Finished in 1325 it is earlier than the Bou Inania and has a lighter more fluid feel.
















Tuesday, 22 March 2016

Fes; Medersa Bouinania and the Margana



A short stroll down the Talaa Kbira from the Boujloud Gate is the Bouinania Medersa which the Rough Guide rates as the best building in all Morocco. Just to show that great religous buildings are not the sole domain of the pious, this merdersa and mosque complex was built for Sultan Abou Inan whose other claim to fame is fathering 325 sons in 10 years (there must have been girls as well but they don't seem to have been counted), deposing his father and a rather grisly line in murder and execution. He was eventually strangled by his Vizier. However many of the great Merinid  monuments were built under him.
This last Merinid medersa (built between1350 and 1356 CE) is a kalaidescope of carved cedar laceria,



 zellige,



 and stucco 



and showcases the heights of Merinid craftmanship. Such artistry does not come cheap but when presented with the accounts Abu-Inan is reported to have cast them into the river unread saying

"Whatever is beautiful cannot be too costly at any price. What is enthralling is never too costly."





Unusually the kufic script dividing the zellige from the stucco is not solely quotations from the Q'ran. It is largely a list of the properties whose income was given as an endowment to the Mosque/Medersa complex.and also fulsome praise for Abou-Inan.




Opposite the medersa on Talaa Kbir is the Dar-al-Magana or clockhouse. The waterclock built by Tlemsani was unique in the world.


The lower level of struts held 13 brass bowls.The motion of the clock was presumably maintained by a kind of small cart which ran from left to right behind the twelve doors.
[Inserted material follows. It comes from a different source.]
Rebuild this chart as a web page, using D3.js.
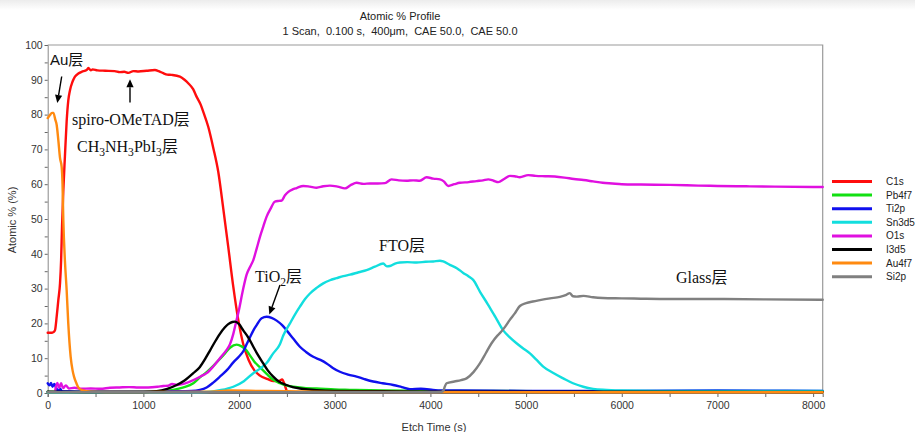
<!DOCTYPE html>
<html>
<head>
<meta charset="utf-8">
<script src="https://cdn.jsdelivr.net/npm/d3@7/dist/d3.min.js"></script>
<style>
  html, body { margin: 0; padding: 0; background: #fff; }
  svg { display: block; }
  .tick text { font-family: "Liberation Sans", Arial, sans-serif; font-size: 10.5px; fill: #333; }
  .serif { font-family: "Liberation Serif", "Times New Roman", "Noto Sans CJK SC", serif; fill: #111; }
</style>
</head>
<body>
<svg id="chart" width="915" height="432"></svg>
<script>
// Depth profile: atomic % of each element versus etch time (s)
const c1s = [[0,17.3],[40,17.3],[60,17.5],[76,18],[94,22],[111,26.7],[129,31.6],[140,38],[150,48],[163,58],[180,68],[198,78],[215,84],[233,87],[260,89.5],[285,90.9],[320,91.8],[355,92.3],[407,92.8],[425,93.4],[450,92.7],[470,93],[520,92.7],[600,92.6],[700,92.5],[755,92.2],[800,92.3],[843,92],[895,92.5],[950,92.4],[1034,92.6],[1121,92.8],[1160,92.5],[1208,91.9],[1250,91.5],[1295,91.4],[1382,90.9],[1430,90],[1469,89],[1520,87.3],[1557,85.1],[1600,82.8],[1626,80.8],[1678,76.5],[1730,70.5],[1783,63.5],[1835,53],[1887,42],[1940,30.5],[1992,21],[2044,14],[2100,9.5],[2160,6.5],[2218,5],[2300,4],[2360,3.4],[2420,3.5],[2450,3.9],[2475,2.5],[2500,0.3]];
const pb4f7 = [[0,0.3],[500,0.3],[1000,0.4],[1200,0.6],[1311,0.9],[1420,1.6],[1522,2.8],[1591,4.5],[1661,6],[1731,7.8],[1800,9.8],[1853,11.4],[1905,13],[1975,13.9],[2027,13.4],[2070,12.5],[2114,10.8],[2160,9],[2218,7.4],[2288,5.5],[2357,3.8],[2427,2.8],[2500,2.1],[2566,1.8],[2700,1.4],[2811,1.3],[3000,1],[3159,0.9],[3507,0.7],[4000,0.6],[4200,0.6],[6000,0.5],[8100,0.5]];
const ti2p = [[0,2.8],[20,2.2],[35,2.9],[50,1.8],[70,2.6],[90,1.4],[110,0.6],[130,1.2],[150,0.5],[300,0.4],[600,0.4],[1000,0.4],[1300,0.5],[1500,0.6],[1591,0.9],[1661,1.6],[1730,3],[1800,4.7],[1870,6.5],[1940,8.8],[2000,10.5],[2044,12],[2079,14],[2114,16],[2150,18],[2184,19.5],[2236,21.5],[2288,21.9],[2340,21.6],[2393,20.8],[2450,19.5],[2497,18],[2570,15.5],[2636,13.3],[2700,11.8],[2775,10.4],[2850,9.5],[2915,8.5],[2980,7.2],[3054,6.1],[3140,5.3],[3229,4.7],[3310,4],[3402,3.3],[3500,2.8],[3611,2.3],[3700,1.7],[3786,1.1],[3900,1.2],[4026,0.9],[4100,0.7],[4300,0.7],[5000,0.6],[6000,0.6],[7000,0.7],[8100,0.6]];
const sn3d5 = [[0,0.2],[1500,0.2],[1661,0.3],[1800,0.8],[1940,1.8],[2050,3.4],[2149,5.7],[2220,7],[2288,8.6],[2357,11.4],[2427,14],[2462,16.5],[2532,20],[2590,22.8],[2636,24.8],[2690,27],[2741,28.6],[2810,30.2],[2880,31.5],[2950,32.4],[3019,33],[3090,33.6],[3159,34],[3250,34.7],[3333,35.3],[3420,36.3],[3507,37.2],[3545,36.4],[3577,36.5],[3630,37.2],[3681,37.5],[3760,37.6],[3856,37.5],[3950,37.7],[4029,37.8],[4100,38],[4134,37.8],[4203,36.8],[4280,35.8],[4343,34.5],[4400,33.5],[4447,32.5],[4520,29],[4600,25.5],[4680,21.8],[4761,18],[4830,16],[4900,14.3],[4970,12.8],[5040,11.4],[5110,9.5],[5179,7.6],[5280,5.8],[5388,4.2],[5490,2.8],[5597,1.8],[5700,1.2],[5841,0.9],[6000,0.7],[6500,0.6],[7000,0.6],[8100,0.6]];
const o1s = [[80,1],[100,2.9],[120,1.5],[140,2.8],[160,1.4],[190,2.2],[220,1.3],[280,1.5],[350,1.2],[450,1.3],[550,1.2],[650,1.5],[750,1.6],[850,1.7],[950,1.6],[1050,1.6],[1150,1.8],[1207,2],[1260,2.1],[1300,2.6],[1350,2.3],[1452,2.9],[1530,3.8],[1600,4.8],[1661,5.7],[1730,7.6],[1800,10],[1870,12.4],[1905,14],[1940,17],[1970,20.5],[2000,24],[2040,29.5],[2079,34],[2120,36.5],[2149,38.2],[2184,41.5],[2220,45],[2253,47.8],[2288,50.7],[2330,53],[2375,55],[2420,55.2],[2445,55.3],[2480,56.8],[2515,57.8],[2560,58.5],[2602,58.9],[2671,59.5],[2740,59.3],[2811,59],[2880,59.4],[2950,59.6],[3030,59.3],[3107,58.8],[3170,59.8],[3229,60.4],[3300,60.1],[3368,60.2],[3450,60.2],[3525,60.3],[3594,61.4],[3670,61.1],[3751,61],[3820,61.1],[3890,61],[3960,62],[4030,61.6],[4099,61.4],[4140,60.8],[4186,59.5],[4250,60],[4308,60.4],[4400,60.6],[4482,60.9],[4550,61.1],[4604,61.4],[4660,61],[4709,60.6],[4770,61.5],[4831,62.4],[4880,62.3],[4935,62],[5022,62.6],[5100,62.4],[5200,62.3],[5300,62.2],[5400,61.9],[5500,61.5],[5600,61.2],[5700,60.8],[5800,60.4],[5900,60.2],[6000,60],[6200,59.9],[6500,59.8],[6800,59.6],[7000,59.5],[7300,59.4],[7600,59.3],[8000,59.2],[8100,59.2]];
const i3d5 = [[0,0.4],[500,0.3],[1000,0.3],[1139,0.5],[1250,1.2],[1348,2.3],[1430,3.6],[1522,5.7],[1591,7.5],[1650,10],[1696,12.2],[1750,14.8],[1800,17],[1850,18.8],[1887,19.8],[1930,20.4],[1957,20.5],[2000,19.8],[2044,18],[2100,15.8],[2149,13.3],[2200,10.8],[2253,8.5],[2300,6.5],[2357,4.7],[2420,3.2],[2497,2.3],[2560,1.7],[2636,1.3],[2720,1],[2811,0.8],[3000,0.6],[3500,0.5],[4000,0.4],[4200,0.4],[8100,0.3]];
const au4f7 = [[0,79],[24,79.9],[45,80.5],[59,80.5],[80,78.5],[94,77],[111,72.7],[129,67.5],[146,65],[155,60],[163,50],[180,38],[198,29.6],[215,20],[240,10.4],[260,6.5],[275,4.7],[300,2.8],[320,1.6],[360,0.8],[450,0.4],[600,0.3],[1000,0.3],[1700,0.4],[1900,0.7],[2200,0.6],[2500,0.5],[3000,0.3],[8100,0.2]];
const si2p = [[0,0.2],[4000,0.2],[4110,0.3],[4134,0.6],[4150,1.8],[4169,2.8],[4250,3.3],[4320,3.7],[4378,4.2],[4450,6],[4517,8.5],[4580,11.5],[4639,14.3],[4700,16.5],[4726,17.2],[4780,19],[4830,21],[4880,22.8],[4935,25],[5000,25.8],[5070,26.3],[5144,26.7],[5250,27.2],[5353,27.6],[5420,28.2],[5457,28.7],[5490,27.8],[5530,27.7],[5600,27.9],[5700,27.5],[5800,27.3],[6000,27.2],[6200,27.1],[6500,27],[7000,27],[7500,26.9],[8100,26.8]];

const seriesNames = ["C1s", "Pb4f7", "Ti2p", "Sn3d5", "O1s", "I3d5", "Au4f7", "Si2p"];
const seriesData = [c1s, pb4f7, ti2p, sn3d5, o1s, i3d5, au4f7, si2p];
const seriesColors = ["#ff0d0d", "#12e012", "#1010ee", "#12dede", "#e010e0", "#000000", "#ff8a10", "#808080"];

const xTicks = d3.range(0, 8001, 500);
const yTicks = d3.range(0, 101, 5);

const svg = d3.select("#chart");
const x = d3.scaleLinear().domain([0, 8100]).range([47.7, 822.7]);
const y = d3.scaleLinear().domain([0, 100]).range([393, 45]);

// light header band
const grad = svg.append("defs").append("linearGradient").attr("id", "hdr").attr("x1", 0).attr("x2", 0).attr("y1", 0).attr("y2", 1);
grad.append("stop").attr("offset", "0%").attr("stop-color", "#ececec");
grad.append("stop").attr("offset", "100%").attr("stop-color", "#ffffff");
svg.append("rect").attr("x", 0).attr("y", 0).attr("width", 915).attr("height", 10).attr("fill", "url(#hdr)");

// titles
svg.append("text").attr("x", 400).attr("y", 20).attr("text-anchor", "middle")
  .style("font-family", "Liberation Sans, Arial, sans-serif").style("font-size", "11px").style("fill", "#222")
  .text("Atomic % Profile");
svg.append("text").attr("x", 400).attr("y", 35).attr("text-anchor", "middle")
  .style("font-family", "Liberation Sans, Arial, sans-serif").style("font-size", "11px").style("fill", "#222")
  .style("white-space", "pre")
  .text("1 Scan,  0.100 s,  400\u03bcm,  CAE 50.0,  CAE 50.0");

// frame
svg.append("path")
  .attr("d", `M${x(0)},${y(100)}H${x(8100)}V${y(0)}`)
  .attr("fill", "none").attr("stroke", "#9a9a9a").attr("stroke-width", 1.2);

// axes
const xAxis = d3.axisBottom(x).tickValues(xTicks).tickSize(4).tickPadding(5)
  .tickFormat(d => d % 1000 === 0 ? d : "");
const gx = svg.append("g").attr("transform", `translate(0,${y(0)})`).call(xAxis);
gx.select(".domain").attr("stroke", "#666");
gx.selectAll(".tick line").attr("stroke", "#666");

const yAxis = d3.axisLeft(y).tickValues(yTicks).tickSize(3).tickPadding(2)
  .tickFormat(d => d % 10 === 0 ? d : "");
const gy = svg.append("g").attr("transform", `translate(${x(0)},0)`).call(yAxis);
gy.select(".domain").attr("stroke", "#888");
gy.selectAll(".tick line").attr("stroke", "#666");

// axis titles
svg.append("text").attr("x", 434).attr("y", 431).attr("text-anchor", "middle")
  .style("font-family", "Liberation Sans, Arial, sans-serif").style("font-size", "11px").style("fill", "#333")
  .text("Etch Time (s)");
svg.append("text").attr("transform", "translate(16,220) rotate(-90)").attr("text-anchor", "middle")
  .style("font-family", "Liberation Sans, Arial, sans-serif").style("font-size", "11px").style("fill", "#333")
  .text("Atomic % (%)");

// profile lines
const line = d3.line().x(d => x(d[0])).y(d => y(d[1])).curve(d3.curveMonotoneX);
seriesData.forEach((data, i) => {
  svg.append("path").datum(data)
    .attr("d", line)
    .attr("fill", "none")
    .attr("stroke", seriesColors[i])
    .attr("stroke-width", 2.4)
    .attr("stroke-linejoin", "round")
    .attr("stroke-linecap", "round");
});

// legend
const legend = svg.append("g");
seriesNames.forEach((name, i) => {
  const ly = 181.5 + i * 13.6;
  legend.append("line").attr("x1", 832).attr("x2", 872).attr("y1", ly).attr("y2", ly)
    .attr("stroke", seriesColors[i]).attr("stroke-width", 3);
  legend.append("text").attr("x", 886).attr("y", ly).attr("dy", "0.35em")
    .style("font-family", "Liberation Sans, Arial, sans-serif").style("font-size", "10px").style("fill", "#222")
    .text(name);
});

// layer annotations
const ann = svg.append("g");
function arrow(x1, y1, x2, y2) {
  const a = Math.atan2(y2 - y1, x2 - x1), L = 8, W = 3.6;
  const bx = x2 - L * Math.cos(a), by = y2 - L * Math.sin(a);
  ann.append("line").attr("x1", x1).attr("y1", y1).attr("x2", bx).attr("y2", by)
    .attr("stroke", "#000").attr("stroke-width", 1.4);
  ann.append("path")
    .attr("d", `M${x2},${y2}L${bx + W * Math.sin(a)},${by - W * Math.cos(a)}L${bx - W * Math.sin(a)},${by + W * Math.cos(a)}Z`)
    .attr("fill", "#000");
}
ann.append("text").attr("x", 50).attr("y", 64.5)
  .style("font-family", "Liberation Sans, Arial, 'Noto Sans CJK SC', sans-serif").style("font-size", "15px").style("fill", "#111")
  .text("Au层");
arrow(61.7, 76.5, 57.3, 103);
arrow(130, 102.5, 130, 79.3);

ann.append("text").attr("class", "serif").attr("x", 72).attr("y", 125).style("font-size", "16px")
  .text("spiro-OMeTAD层");

// text with subscript digits; each run resets the baseline offset of the previous one
function subText(xp, yp, parts, size) {
  const t = ann.append("text").attr("class", "serif").attr("x", xp).attr("y", yp).style("font-size", size + "px");
  let shift = 0;
  parts.forEach(p => {
    const target = p.sub ? 4 : 0;
    t.append("tspan")
      .attr("dy", target - shift)
      .style("font-size", (p.sub ? size * 0.72 : size) + "px")
      .text(p.t);
    shift = target;
  });
}
subText(77, 152, [{t: "CH"}, {t: "3", sub: true}, {t: "NH"}, {t: "3", sub: true}, {t: "PbI"}, {t: "3", sub: true}, {t: "层"}], 16);
subText(255, 282, [{t: "TiO"}, {t: "2", sub: true}, {t: "层"}], 16);
arrow(280, 285, 269.3, 314.5);

ann.append("text").attr("class", "serif").attr("x", 379).attr("y", 251).style("font-size", "16px").text("FTO层");
ann.append("text").attr("class", "serif").attr("x", 676).attr("y", 282.5).style("font-size", "16px").text("Glass层");
</script>
</body>
</html>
At one end, the cart was attached to a rope with a hanging weight; at the other end to a rope with a weight that floated on the surface of a water reservoir that was drained at a regular pace. Each hour one of the doors opened; at the same time a metal ball was dropped into one of the twelve brass bowls. The rafters sticking out of the building above the doors (identical to the rafters of the Bou Inania Madrasa) supported a small roof to shield the doors and bowls.